Thematically, the film wants to have it both ways: Mary is simultaneously the victim of men’s treachery and the heroic independent woman triumphant, a role usually reserved for Elizabeth. One reason for this is the film follows Guy’s book so meticulously on this point. Guy’s biography made Mary seem more capable by making Elizabeth seem insecure and out of her depth, and the film follows suit. The film skips over Mary’s intrigues against Elizabeth from the 1560s onward, and Guy’s book gives that period short shrift; but there may be thematic reasons for this too. Mary intriguing against Elizabeth would undercut one of the main themes of the film-the “sisterhood” of fellow monarchs doing battle with a world of treacherous men. Not coincidentally, the film also follows Guy in making David Riccio and Darnley lovers, a novel historical interpretation itself, but goes further. Having caught him in flagrante dilecto with Darnley, Mary generously forgives Riccio, telling him, “be whomever you with with us. You have not betrayed your nature.” Indeed, this version of royalty sounds more like Meghan Markle than Mary Stuart.

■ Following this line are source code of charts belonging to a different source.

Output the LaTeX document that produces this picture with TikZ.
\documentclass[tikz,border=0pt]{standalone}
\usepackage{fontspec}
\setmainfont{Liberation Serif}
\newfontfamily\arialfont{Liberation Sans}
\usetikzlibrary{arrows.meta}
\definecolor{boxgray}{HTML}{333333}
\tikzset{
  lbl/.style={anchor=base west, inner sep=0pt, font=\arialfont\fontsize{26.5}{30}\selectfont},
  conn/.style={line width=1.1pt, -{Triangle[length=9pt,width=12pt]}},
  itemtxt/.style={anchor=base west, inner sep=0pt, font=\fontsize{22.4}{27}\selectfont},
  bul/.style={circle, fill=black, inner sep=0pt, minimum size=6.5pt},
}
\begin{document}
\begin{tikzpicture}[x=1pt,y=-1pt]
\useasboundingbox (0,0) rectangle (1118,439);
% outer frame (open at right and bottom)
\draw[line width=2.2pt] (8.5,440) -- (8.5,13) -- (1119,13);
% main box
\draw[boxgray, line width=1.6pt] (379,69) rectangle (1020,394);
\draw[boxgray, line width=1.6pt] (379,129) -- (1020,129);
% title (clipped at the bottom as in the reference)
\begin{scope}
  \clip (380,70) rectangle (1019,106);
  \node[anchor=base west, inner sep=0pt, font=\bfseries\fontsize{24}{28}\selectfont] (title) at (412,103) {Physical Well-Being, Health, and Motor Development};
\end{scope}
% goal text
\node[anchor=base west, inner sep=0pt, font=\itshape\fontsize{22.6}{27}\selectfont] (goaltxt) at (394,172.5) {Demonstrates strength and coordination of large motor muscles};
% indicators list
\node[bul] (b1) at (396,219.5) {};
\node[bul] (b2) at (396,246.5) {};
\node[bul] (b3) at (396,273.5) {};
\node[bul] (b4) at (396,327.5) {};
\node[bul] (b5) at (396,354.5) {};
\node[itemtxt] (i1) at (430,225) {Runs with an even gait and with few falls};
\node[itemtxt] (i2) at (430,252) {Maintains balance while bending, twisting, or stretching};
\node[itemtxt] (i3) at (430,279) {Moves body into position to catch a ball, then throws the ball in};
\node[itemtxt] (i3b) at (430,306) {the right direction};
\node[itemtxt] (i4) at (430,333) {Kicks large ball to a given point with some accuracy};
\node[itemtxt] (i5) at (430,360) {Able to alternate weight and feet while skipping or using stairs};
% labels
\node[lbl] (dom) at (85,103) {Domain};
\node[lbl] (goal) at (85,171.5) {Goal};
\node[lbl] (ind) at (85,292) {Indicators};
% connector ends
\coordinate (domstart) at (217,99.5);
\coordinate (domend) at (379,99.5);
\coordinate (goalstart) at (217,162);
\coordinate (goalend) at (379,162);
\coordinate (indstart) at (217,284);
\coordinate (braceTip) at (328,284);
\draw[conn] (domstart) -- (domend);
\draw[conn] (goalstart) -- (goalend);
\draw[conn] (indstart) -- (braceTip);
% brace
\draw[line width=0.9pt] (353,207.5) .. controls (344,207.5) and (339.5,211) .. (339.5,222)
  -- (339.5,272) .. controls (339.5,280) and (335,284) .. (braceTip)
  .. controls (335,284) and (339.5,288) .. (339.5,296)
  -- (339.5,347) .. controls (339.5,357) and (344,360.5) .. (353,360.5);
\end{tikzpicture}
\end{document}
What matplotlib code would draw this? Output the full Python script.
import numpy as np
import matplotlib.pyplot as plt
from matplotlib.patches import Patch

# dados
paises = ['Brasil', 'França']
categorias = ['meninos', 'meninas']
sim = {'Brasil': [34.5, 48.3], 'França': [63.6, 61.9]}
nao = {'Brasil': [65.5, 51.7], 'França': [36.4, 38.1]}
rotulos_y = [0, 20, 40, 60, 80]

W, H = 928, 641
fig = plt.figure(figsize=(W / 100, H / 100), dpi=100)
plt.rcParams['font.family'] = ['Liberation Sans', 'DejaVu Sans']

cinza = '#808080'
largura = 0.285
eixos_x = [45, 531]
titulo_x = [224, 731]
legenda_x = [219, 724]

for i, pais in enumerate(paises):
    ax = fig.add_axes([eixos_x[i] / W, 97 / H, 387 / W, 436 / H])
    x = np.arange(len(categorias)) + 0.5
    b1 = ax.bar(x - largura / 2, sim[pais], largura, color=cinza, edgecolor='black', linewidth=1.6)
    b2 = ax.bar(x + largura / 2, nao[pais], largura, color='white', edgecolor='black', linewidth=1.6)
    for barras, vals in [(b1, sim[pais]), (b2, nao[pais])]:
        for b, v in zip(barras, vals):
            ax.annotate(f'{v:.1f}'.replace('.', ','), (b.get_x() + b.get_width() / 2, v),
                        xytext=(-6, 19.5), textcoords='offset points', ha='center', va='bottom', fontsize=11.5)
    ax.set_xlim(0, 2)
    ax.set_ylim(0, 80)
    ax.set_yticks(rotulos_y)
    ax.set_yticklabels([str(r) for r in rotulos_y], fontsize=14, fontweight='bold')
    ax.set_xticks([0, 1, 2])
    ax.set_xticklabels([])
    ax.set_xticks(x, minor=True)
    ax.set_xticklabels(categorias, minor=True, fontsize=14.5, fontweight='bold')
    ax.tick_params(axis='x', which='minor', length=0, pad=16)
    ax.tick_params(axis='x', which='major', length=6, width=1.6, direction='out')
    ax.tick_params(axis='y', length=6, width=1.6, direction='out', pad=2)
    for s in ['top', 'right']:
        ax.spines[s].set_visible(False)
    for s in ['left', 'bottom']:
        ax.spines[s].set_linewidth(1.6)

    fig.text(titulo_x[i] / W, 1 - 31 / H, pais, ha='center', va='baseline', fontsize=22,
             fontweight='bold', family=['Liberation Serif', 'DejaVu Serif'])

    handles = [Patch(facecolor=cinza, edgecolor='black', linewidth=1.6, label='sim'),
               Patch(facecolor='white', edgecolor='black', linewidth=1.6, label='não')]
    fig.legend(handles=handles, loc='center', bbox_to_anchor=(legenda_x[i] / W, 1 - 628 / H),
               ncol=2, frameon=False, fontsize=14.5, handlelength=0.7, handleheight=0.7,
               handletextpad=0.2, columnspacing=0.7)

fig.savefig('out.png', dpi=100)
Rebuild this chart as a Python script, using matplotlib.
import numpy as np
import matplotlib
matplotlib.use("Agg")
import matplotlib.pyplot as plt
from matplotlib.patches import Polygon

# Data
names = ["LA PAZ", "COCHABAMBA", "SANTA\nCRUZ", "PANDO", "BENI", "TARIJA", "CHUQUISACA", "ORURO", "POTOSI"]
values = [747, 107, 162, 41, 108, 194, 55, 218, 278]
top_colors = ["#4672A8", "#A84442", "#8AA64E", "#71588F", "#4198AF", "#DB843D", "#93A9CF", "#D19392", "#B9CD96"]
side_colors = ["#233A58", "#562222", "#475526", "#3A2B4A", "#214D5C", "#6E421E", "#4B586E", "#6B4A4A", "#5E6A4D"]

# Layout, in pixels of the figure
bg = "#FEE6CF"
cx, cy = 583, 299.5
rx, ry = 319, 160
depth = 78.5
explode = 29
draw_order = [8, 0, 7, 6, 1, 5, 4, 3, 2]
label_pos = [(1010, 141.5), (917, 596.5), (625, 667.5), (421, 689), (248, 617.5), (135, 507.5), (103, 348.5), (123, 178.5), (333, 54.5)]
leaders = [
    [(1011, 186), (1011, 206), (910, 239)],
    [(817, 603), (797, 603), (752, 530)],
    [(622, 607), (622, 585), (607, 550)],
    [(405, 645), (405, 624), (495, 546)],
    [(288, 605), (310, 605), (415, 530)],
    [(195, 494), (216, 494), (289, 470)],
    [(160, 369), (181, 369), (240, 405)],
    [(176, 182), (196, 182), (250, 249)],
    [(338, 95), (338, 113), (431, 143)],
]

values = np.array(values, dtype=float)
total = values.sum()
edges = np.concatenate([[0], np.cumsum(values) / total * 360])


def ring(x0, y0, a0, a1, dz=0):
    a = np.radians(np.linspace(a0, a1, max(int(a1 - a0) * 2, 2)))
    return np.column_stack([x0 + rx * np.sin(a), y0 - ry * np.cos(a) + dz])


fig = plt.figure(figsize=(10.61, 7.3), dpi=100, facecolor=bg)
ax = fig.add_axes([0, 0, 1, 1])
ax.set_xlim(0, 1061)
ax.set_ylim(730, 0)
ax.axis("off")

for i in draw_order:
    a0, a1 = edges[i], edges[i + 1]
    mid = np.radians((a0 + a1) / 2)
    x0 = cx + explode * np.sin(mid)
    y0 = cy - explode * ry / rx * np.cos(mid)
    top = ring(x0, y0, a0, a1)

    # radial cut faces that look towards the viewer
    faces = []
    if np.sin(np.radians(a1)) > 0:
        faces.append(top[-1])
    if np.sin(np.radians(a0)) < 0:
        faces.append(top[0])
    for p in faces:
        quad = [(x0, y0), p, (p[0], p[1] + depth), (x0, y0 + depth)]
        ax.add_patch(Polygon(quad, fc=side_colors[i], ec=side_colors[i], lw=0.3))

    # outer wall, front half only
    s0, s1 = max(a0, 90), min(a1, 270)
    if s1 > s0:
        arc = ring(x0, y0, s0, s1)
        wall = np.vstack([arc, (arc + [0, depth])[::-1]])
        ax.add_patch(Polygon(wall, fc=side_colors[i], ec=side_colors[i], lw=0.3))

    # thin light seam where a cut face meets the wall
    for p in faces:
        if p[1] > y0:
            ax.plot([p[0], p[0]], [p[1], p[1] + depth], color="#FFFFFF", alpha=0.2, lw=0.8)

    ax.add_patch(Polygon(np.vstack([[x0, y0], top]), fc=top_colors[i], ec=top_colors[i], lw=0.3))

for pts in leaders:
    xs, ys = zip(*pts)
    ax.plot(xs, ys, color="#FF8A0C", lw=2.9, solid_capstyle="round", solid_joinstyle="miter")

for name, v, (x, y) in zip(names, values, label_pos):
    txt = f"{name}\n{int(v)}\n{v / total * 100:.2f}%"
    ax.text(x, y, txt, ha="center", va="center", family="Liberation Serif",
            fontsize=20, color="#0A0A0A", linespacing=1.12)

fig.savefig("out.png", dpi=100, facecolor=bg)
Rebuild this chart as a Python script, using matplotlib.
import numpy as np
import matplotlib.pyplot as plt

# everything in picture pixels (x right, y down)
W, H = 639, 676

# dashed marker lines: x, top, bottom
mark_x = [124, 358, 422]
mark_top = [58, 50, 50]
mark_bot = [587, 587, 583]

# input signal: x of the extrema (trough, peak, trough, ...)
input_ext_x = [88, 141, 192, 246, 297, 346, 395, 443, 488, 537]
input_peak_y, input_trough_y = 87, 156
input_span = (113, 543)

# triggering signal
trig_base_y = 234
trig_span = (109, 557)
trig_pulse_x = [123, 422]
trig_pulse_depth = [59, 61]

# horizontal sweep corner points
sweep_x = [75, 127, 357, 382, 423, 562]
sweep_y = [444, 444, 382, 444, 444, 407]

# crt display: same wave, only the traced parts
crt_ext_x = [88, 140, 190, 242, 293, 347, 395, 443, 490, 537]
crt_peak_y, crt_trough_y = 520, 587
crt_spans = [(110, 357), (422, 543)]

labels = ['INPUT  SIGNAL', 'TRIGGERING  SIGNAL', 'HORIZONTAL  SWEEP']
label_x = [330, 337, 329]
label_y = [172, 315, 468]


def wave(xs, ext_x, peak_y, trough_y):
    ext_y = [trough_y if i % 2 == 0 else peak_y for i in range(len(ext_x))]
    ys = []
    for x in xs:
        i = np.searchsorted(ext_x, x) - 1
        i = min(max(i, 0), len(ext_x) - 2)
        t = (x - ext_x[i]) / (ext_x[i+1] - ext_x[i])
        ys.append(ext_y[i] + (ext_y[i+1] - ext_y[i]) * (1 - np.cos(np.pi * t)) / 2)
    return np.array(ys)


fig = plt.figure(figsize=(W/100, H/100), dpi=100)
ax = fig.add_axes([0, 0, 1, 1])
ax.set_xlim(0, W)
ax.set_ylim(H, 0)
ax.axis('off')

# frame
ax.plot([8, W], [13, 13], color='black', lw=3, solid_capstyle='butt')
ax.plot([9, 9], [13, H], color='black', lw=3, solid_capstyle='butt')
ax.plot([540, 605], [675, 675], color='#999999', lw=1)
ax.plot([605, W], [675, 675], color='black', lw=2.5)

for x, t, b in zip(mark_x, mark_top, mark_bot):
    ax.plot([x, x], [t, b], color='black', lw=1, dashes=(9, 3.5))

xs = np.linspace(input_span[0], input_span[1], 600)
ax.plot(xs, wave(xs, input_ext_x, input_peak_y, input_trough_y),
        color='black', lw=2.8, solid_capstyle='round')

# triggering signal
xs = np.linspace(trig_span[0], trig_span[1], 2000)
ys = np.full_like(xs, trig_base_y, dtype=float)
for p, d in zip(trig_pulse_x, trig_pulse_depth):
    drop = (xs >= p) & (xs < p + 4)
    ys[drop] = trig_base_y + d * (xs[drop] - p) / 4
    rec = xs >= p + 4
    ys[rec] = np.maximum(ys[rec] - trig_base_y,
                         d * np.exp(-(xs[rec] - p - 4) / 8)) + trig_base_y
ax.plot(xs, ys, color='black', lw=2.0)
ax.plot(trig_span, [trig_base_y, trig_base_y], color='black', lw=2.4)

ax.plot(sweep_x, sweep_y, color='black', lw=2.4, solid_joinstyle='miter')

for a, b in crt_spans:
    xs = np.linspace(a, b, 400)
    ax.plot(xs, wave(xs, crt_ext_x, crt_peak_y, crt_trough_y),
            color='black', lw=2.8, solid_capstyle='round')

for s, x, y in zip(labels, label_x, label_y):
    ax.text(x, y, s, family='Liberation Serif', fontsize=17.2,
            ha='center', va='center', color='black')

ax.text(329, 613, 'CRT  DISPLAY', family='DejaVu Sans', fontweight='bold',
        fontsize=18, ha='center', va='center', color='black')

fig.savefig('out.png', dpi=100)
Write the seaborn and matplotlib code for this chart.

Finally, there is the film’s portrayal of religion. Unlike say The Tudors, which despite its flaws made great pains to explain to its audience what was at stake in the Protestant-Catholic conflicts of the Tudor era, Mary Queen of Scots makes no such effort. Though Tennant’s Knox is visually compelling, save for one scene, he does little more than preach from his pulpit. The film never communicates how powerful Calvinism was in Scotland, nor why it moved the people to overthrow their queen. As for Mary, there is a consensus among scholars that her Catholicism was not as important to her as many in the past have believed, but the film takes this too far. The film’s Mary is not only a religiously tolerant monarch, (which was historically, mainly because in some ways she had to be, given her political position) but also a remarkably tolerant, almost modern sounding believer. In one scene, she tells her troops on the way to a battle that it doesn’t matter if one is Catholic or Protestant because all go to the same heaven. Mary may not have been as devout as John Knox, but I doubt she was as indifferent to religious belief as the makers of the film appear to be.
In short, Mary, Queen of Scots is a somewhat enjoyable, if flawed take on a flawed but interesting figure.